(Excerpt from a dataset)
^^^^
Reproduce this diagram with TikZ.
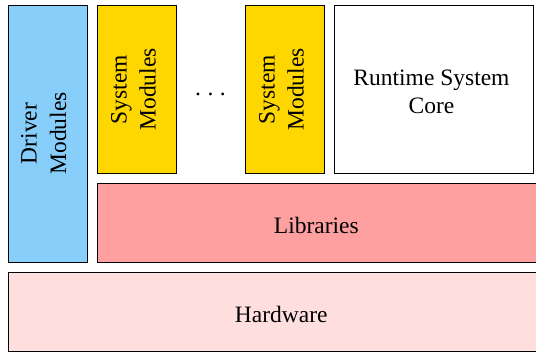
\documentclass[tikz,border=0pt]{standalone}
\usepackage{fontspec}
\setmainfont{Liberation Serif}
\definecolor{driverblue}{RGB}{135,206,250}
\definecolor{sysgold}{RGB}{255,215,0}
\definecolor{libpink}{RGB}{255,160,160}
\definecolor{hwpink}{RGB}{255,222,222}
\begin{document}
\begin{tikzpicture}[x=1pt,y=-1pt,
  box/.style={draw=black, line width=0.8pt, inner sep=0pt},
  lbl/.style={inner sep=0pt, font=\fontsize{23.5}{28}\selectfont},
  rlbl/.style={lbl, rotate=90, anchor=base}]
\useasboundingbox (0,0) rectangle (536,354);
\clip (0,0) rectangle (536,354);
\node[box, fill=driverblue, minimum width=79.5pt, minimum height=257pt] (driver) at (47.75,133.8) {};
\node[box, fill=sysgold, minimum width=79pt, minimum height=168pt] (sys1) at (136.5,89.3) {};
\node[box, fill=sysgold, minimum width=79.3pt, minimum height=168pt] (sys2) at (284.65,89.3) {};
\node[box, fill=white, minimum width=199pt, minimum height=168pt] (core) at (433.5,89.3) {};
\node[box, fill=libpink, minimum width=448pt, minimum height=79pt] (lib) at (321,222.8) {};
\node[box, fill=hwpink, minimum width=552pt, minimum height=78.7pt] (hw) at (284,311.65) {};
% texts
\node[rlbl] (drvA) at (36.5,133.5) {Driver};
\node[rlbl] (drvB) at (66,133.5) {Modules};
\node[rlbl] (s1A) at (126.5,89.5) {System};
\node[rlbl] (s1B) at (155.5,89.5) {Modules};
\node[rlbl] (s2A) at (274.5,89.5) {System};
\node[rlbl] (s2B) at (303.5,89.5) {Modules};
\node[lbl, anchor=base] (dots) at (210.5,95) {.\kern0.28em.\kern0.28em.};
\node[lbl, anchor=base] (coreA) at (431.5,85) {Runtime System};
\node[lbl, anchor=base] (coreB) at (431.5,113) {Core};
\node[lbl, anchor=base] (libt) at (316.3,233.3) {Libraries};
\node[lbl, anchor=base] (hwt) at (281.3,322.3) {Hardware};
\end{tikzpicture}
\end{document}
^^^^
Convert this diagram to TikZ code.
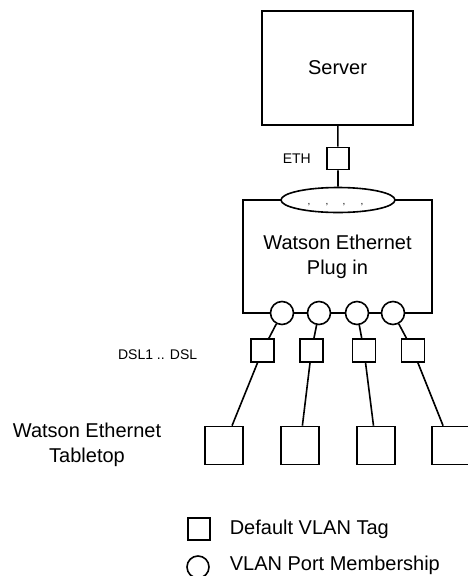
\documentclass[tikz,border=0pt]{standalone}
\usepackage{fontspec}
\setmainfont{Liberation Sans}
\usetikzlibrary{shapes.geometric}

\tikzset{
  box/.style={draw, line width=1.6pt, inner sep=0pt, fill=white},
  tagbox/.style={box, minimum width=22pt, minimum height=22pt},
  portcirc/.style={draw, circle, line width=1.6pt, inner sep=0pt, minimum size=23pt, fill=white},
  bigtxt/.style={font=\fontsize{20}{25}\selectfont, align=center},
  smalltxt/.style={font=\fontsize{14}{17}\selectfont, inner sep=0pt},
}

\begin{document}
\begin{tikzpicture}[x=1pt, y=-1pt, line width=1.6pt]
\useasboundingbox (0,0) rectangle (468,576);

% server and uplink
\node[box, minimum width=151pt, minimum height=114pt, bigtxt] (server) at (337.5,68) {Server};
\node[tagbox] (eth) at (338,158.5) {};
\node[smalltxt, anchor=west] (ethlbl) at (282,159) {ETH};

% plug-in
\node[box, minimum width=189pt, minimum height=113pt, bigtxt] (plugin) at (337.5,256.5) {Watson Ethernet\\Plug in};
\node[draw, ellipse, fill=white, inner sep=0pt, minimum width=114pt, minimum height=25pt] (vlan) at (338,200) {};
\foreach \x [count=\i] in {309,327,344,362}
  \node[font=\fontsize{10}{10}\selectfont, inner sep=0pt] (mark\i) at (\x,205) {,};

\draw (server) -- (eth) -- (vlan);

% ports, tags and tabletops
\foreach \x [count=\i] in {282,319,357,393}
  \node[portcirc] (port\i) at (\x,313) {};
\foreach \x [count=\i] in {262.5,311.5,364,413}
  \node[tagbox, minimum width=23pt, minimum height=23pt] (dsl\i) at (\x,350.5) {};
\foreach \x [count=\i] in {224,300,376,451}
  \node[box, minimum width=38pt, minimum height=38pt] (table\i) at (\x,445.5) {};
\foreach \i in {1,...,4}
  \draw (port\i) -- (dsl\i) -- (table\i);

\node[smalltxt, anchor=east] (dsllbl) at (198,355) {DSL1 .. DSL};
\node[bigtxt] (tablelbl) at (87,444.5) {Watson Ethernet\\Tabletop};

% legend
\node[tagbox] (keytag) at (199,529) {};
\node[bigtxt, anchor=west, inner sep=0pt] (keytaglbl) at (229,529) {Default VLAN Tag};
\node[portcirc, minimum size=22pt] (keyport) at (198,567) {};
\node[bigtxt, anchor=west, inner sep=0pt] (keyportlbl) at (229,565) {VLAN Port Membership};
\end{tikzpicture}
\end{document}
^^^^
* Exercise aim *
In the listing above, find the line with "Convert this diagram to TikZ code." and the line with "(0,0) rectangle (468,576);". Set down both and every line between them, minus the pictures.

* Result for this exercise *
Convert this diagram to TikZ code.
\documentclass[tikz,border=0pt]{standalone}
\usepackage{fontspec}
\setmainfont{Liberation Sans}
\usetikzlibrary{shapes.geometric}

\tikzset{
  box/.style={draw, line width=1.6pt, inner sep=0pt, fill=white},
  tagbox/.style={box, minimum width=22pt, minimum height=22pt},
  portcirc/.style={draw, circle, line width=1.6pt, inner sep=0pt, minimum size=23pt, fill=white},
  bigtxt/.style={font=\fontsize{20}{25}\selectfont, align=center},
  smalltxt/.style={font=\fontsize{14}{17}\selectfont, inner sep=0pt},
}

\begin{document}
\begin{tikzpicture}[x=1pt, y=-1pt, line width=1.6pt]
\useasboundingbox (0,0) rectangle (468,576);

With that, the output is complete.